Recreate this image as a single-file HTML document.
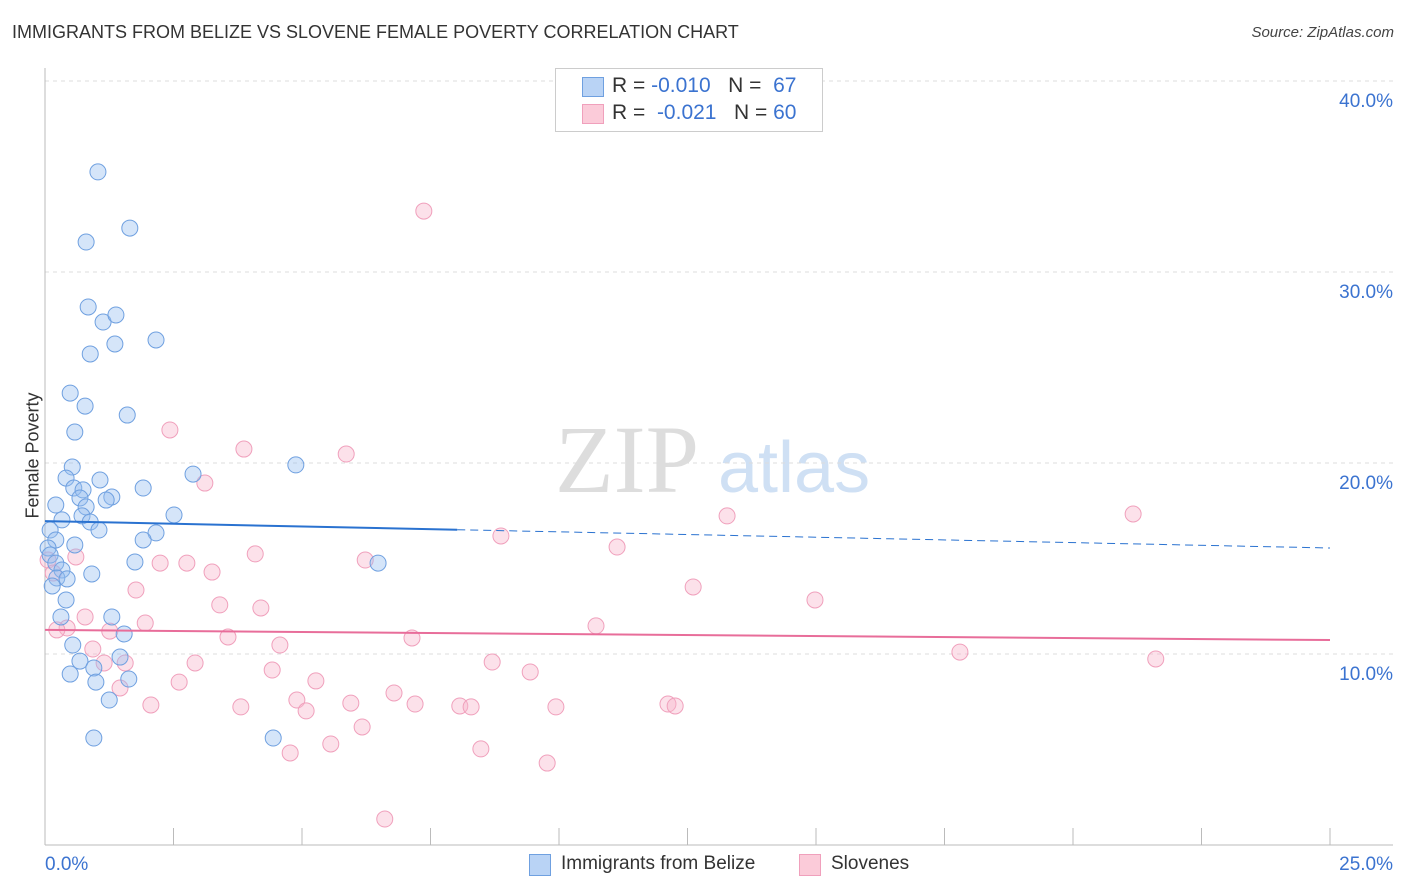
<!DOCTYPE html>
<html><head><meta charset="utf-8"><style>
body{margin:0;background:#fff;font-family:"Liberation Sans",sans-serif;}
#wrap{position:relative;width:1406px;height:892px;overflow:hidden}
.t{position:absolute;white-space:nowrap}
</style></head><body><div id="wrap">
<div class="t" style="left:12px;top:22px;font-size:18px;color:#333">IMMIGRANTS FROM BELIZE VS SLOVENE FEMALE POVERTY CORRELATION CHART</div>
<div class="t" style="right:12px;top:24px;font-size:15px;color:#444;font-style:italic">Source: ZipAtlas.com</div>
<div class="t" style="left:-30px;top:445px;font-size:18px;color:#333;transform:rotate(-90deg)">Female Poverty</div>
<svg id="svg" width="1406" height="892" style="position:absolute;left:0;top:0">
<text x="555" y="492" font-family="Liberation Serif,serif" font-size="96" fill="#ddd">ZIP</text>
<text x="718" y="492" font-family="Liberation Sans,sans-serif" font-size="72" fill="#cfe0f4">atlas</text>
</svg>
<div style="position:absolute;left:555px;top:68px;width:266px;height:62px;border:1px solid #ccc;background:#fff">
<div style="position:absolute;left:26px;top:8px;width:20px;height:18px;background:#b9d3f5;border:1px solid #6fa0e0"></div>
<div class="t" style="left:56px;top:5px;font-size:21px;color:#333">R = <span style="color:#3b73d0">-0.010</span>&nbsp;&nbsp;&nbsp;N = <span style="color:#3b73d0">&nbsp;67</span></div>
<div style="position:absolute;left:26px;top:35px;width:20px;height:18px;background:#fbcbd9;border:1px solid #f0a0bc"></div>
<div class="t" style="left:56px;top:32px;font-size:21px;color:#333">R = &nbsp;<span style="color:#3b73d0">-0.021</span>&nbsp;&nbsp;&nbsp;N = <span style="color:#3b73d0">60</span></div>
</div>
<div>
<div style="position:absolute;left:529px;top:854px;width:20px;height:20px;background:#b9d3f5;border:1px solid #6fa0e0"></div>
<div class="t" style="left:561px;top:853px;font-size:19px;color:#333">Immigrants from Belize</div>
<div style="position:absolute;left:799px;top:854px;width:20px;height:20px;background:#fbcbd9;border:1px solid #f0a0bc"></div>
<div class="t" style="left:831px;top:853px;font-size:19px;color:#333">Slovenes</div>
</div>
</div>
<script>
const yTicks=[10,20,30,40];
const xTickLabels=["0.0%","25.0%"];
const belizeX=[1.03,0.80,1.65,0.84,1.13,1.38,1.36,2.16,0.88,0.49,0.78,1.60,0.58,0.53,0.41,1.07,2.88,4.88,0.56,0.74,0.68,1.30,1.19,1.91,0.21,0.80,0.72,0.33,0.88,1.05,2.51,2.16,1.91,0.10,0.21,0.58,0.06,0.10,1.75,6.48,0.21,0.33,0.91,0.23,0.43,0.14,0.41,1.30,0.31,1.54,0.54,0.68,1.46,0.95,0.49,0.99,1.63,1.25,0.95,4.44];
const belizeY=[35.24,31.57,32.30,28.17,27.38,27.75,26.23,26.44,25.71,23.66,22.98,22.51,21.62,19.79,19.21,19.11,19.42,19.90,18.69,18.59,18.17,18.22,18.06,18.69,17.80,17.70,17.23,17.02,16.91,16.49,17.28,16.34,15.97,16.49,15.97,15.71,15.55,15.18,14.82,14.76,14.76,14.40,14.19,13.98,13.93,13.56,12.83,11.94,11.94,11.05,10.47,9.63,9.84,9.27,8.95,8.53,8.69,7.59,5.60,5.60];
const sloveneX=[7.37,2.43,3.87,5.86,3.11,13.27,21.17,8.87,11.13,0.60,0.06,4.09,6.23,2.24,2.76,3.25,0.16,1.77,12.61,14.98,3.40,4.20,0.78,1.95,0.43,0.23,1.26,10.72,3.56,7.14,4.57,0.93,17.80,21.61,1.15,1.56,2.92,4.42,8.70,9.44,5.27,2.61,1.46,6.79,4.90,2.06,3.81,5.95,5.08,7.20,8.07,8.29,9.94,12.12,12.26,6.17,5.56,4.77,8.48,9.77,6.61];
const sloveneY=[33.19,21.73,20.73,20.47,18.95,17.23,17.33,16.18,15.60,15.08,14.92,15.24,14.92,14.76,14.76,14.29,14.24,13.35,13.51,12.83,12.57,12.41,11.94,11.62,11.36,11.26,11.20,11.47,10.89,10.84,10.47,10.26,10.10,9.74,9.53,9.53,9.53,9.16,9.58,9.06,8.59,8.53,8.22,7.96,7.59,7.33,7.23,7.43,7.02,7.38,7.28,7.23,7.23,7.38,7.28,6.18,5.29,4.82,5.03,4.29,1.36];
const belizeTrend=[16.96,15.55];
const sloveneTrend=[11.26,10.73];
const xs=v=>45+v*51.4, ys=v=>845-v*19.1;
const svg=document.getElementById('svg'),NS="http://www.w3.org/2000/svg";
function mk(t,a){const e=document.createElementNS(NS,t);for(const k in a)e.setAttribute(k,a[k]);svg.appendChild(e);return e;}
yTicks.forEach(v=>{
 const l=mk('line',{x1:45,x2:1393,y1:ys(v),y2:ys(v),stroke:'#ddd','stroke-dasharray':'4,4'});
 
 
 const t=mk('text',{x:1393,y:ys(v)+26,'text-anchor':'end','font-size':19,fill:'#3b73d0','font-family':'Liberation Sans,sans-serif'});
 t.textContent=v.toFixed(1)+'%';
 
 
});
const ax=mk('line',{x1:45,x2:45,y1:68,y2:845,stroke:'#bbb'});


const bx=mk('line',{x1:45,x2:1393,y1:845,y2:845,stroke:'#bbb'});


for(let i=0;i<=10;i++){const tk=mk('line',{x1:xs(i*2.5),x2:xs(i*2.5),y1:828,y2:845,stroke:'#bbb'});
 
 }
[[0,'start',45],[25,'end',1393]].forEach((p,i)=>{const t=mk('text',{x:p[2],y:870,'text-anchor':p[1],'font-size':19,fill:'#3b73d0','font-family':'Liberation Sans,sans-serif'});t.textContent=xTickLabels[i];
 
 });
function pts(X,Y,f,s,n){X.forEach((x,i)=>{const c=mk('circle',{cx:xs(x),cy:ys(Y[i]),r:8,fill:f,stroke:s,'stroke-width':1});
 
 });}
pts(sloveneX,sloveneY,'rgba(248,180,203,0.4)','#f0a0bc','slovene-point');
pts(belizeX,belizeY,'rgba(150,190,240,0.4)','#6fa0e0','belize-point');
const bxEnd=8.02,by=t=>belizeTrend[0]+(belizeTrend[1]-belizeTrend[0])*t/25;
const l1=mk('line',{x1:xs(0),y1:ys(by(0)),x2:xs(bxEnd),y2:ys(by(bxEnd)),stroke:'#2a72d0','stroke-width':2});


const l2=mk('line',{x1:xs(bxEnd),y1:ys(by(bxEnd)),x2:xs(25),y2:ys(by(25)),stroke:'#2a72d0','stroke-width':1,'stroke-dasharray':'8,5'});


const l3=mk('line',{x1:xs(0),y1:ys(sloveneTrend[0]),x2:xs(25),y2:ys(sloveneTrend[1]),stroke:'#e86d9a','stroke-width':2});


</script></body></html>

**Set problem**
From the material above, copy everything exactly but the pictures.

**Full solution**
Recreate this image as a single-file HTML document.
<!DOCTYPE html>
<html><head><meta charset="utf-8"><style>
body{margin:0;background:#fff;font-family:"Liberation Sans",sans-serif;}
#wrap{position:relative;width:1406px;height:892px;overflow:hidden}
.t{position:absolute;white-space:nowrap}
</style></head><body><div id="wrap">
<div class="t" style="left:12px;top:22px;font-size:18px;color:#333">IMMIGRANTS FROM BELIZE VS SLOVENE FEMALE POVERTY CORRELATION CHART</div>
<div class="t" style="right:12px;top:24px;font-size:15px;color:#444;font-style:italic">Source: ZipAtlas.com</div>
<div class="t" style="left:-30px;top:445px;font-size:18px;color:#333;transform:rotate(-90deg)">Female Poverty</div>
<svg id="svg" width="1406" height="892" style="position:absolute;left:0;top:0">
<text x="555" y="492" font-family="Liberation Serif,serif" font-size="96" fill="#ddd">ZIP</text>
<text x="718" y="492" font-family="Liberation Sans,sans-serif" font-size="72" fill="#cfe0f4">atlas</text>
</svg>
<div style="position:absolute;left:555px;top:68px;width:266px;height:62px;border:1px solid #ccc;background:#fff">
<div style="position:absolute;left:26px;top:8px;width:20px;height:18px;background:#b9d3f5;border:1px solid #6fa0e0"></div>
<div class="t" style="left:56px;top:5px;font-size:21px;color:#333">R = <span style="color:#3b73d0">-0.010</span>&nbsp;&nbsp;&nbsp;N = <span style="color:#3b73d0">&nbsp;67</span></div>
<div style="position:absolute;left:26px;top:35px;width:20px;height:18px;background:#fbcbd9;border:1px solid #f0a0bc"></div>
<div class="t" style="left:56px;top:32px;font-size:21px;color:#333">R = &nbsp;<span style="color:#3b73d0">-0.021</span>&nbsp;&nbsp;&nbsp;N = <span style="color:#3b73d0">60</span></div>
</div>
<div>
<div style="position:absolute;left:529px;top:854px;width:20px;height:20px;background:#b9d3f5;border:1px solid #6fa0e0"></div>
<div class="t" style="left:561px;top:853px;font-size:19px;color:#333">Immigrants from Belize</div>
<div style="position:absolute;left:799px;top:854px;width:20px;height:20px;background:#fbcbd9;border:1px solid #f0a0bc"></div>
<div class="t" style="left:831px;top:853px;font-size:19px;color:#333">Slovenes</div>
</div>
</div>
<script>
const yTicks=[10,20,30,40];
const xTickLabels=["0.0%","25.0%"];
const belizeX=[1.03,0.80,1.65,0.84,1.13,1.38,1.36,2.16,0.88,0.49,0.78,1.60,0.58,0.53,0.41,1.07,2.88,4.88,0.56,0.74,0.68,1.30,1.19,1.91,0.21,0.80,0.72,0.33,0.88,1.05,2.51,2.16,1.91,0.10,0.21,0.58,0.06,0.10,1.75,6.48,0.21,0.33,0.91,0.23,0.43,0.14,0.41,1.30,0.31,1.54,0.54,0.68,1.46,0.95,0.49,0.99,1.63,1.25,0.95,4.44];
const belizeY=[35.24,31.57,32.30,28.17,27.38,27.75,26.23,26.44,25.71,23.66,22.98,22.51,21.62,19.79,19.21,19.11,19.42,19.90,18.69,18.59,18.17,18.22,18.06,18.69,17.80,17.70,17.23,17.02,16.91,16.49,17.28,16.34,15.97,16.49,15.97,15.71,15.55,15.18,14.82,14.76,14.76,14.40,14.19,13.98,13.93,13.56,12.83,11.94,11.94,11.05,10.47,9.63,9.84,9.27,8.95,8.53,8.69,7.59,5.60,5.60];
const sloveneX=[7.37,2.43,3.87,5.86,3.11,13.27,21.17,8.87,11.13,0.60,0.06,4.09,6.23,2.24,2.76,3.25,0.16,1.77,12.61,14.98,3.40,4.20,0.78,1.95,0.43,0.23,1.26,10.72,3.56,7.14,4.57,0.93,17.80,21.61,1.15,1.56,2.92,4.42,8.70,9.44,5.27,2.61,1.46,6.79,4.90,2.06,3.81,5.95,5.08,7.20,8.07,8.29,9.94,12.12,12.26,6.17,5.56,4.77,8.48,9.77,6.61];
const sloveneY=[33.19,21.73,20.73,20.47,18.95,17.23,17.33,16.18,15.60,15.08,14.92,15.24,14.92,14.76,14.76,14.29,14.24,13.35,13.51,12.83,12.57,12.41,11.94,11.62,11.36,11.26,11.20,11.47,10.89,10.84,10.47,10.26,10.10,9.74,9.53,9.53,9.53,9.16,9.58,9.06,8.59,8.53,8.22,7.96,7.59,7.33,7.23,7.43,7.02,7.38,7.28,7.23,7.23,7.38,7.28,6.18,5.29,4.82,5.03,4.29,1.36];
const belizeTrend=[16.96,15.55];
const sloveneTrend=[11.26,10.73];
const xs=v=>45+v*51.4, ys=v=>845-v*19.1;
const svg=document.getElementById('svg'),NS="http://www.w3.org/2000/svg";
function mk(t,a){const e=document.createElementNS(NS,t);for(const k in a)e.setAttribute(k,a[k]);svg.appendChild(e);return e;}
yTicks.forEach(v=>{
 const l=mk('line',{x1:45,x2:1393,y1:ys(v),y2:ys(v),stroke:'#ddd','stroke-dasharray':'4,4'});
 
 
 const t=mk('text',{x:1393,y:ys(v)+26,'text-anchor':'end','font-size':19,fill:'#3b73d0','font-family':'Liberation Sans,sans-serif'});
 t.textContent=v.toFixed(1)+'%';
 
 
});
const ax=mk('line',{x1:45,x2:45,y1:68,y2:845,stroke:'#bbb'});


const bx=mk('line',{x1:45,x2:1393,y1:845,y2:845,stroke:'#bbb'});


for(let i=0;i<=10;i++){const tk=mk('line',{x1:xs(i*2.5),x2:xs(i*2.5),y1:828,y2:845,stroke:'#bbb'});
 
 }
[[0,'start',45],[25,'end',1393]].forEach((p,i)=>{const t=mk('text',{x:p[2],y:870,'text-anchor':p[1],'font-size':19,fill:'#3b73d0','font-family':'Liberation Sans,sans-serif'});t.textContent=xTickLabels[i];
 
 });
function pts(X,Y,f,s,n){X.forEach((x,i)=>{const c=mk('circle',{cx:xs(x),cy:ys(Y[i]),r:8,fill:f,stroke:s,'stroke-width':1});
 
 });}
pts(sloveneX,sloveneY,'rgba(248,180,203,0.4)','#f0a0bc','slovene-point');
pts(belizeX,belizeY,'rgba(150,190,240,0.4)','#6fa0e0','belize-point');
const bxEnd=8.02,by=t=>belizeTrend[0]+(belizeTrend[1]-belizeTrend[0])*t/25;
const l1=mk('line',{x1:xs(0),y1:ys(by(0)),x2:xs(bxEnd),y2:ys(by(bxEnd)),stroke:'#2a72d0','stroke-width':2});


const l2=mk('line',{x1:xs(bxEnd),y1:ys(by(bxEnd)),x2:xs(25),y2:ys(by(25)),stroke:'#2a72d0','stroke-width':1,'stroke-dasharray':'8,5'});


const l3=mk('line',{x1:xs(0),y1:ys(sloveneTrend[0]),x2:xs(25),y2:ys(sloveneTrend[1]),stroke:'#e86d9a','stroke-width':2});


</script></body></html>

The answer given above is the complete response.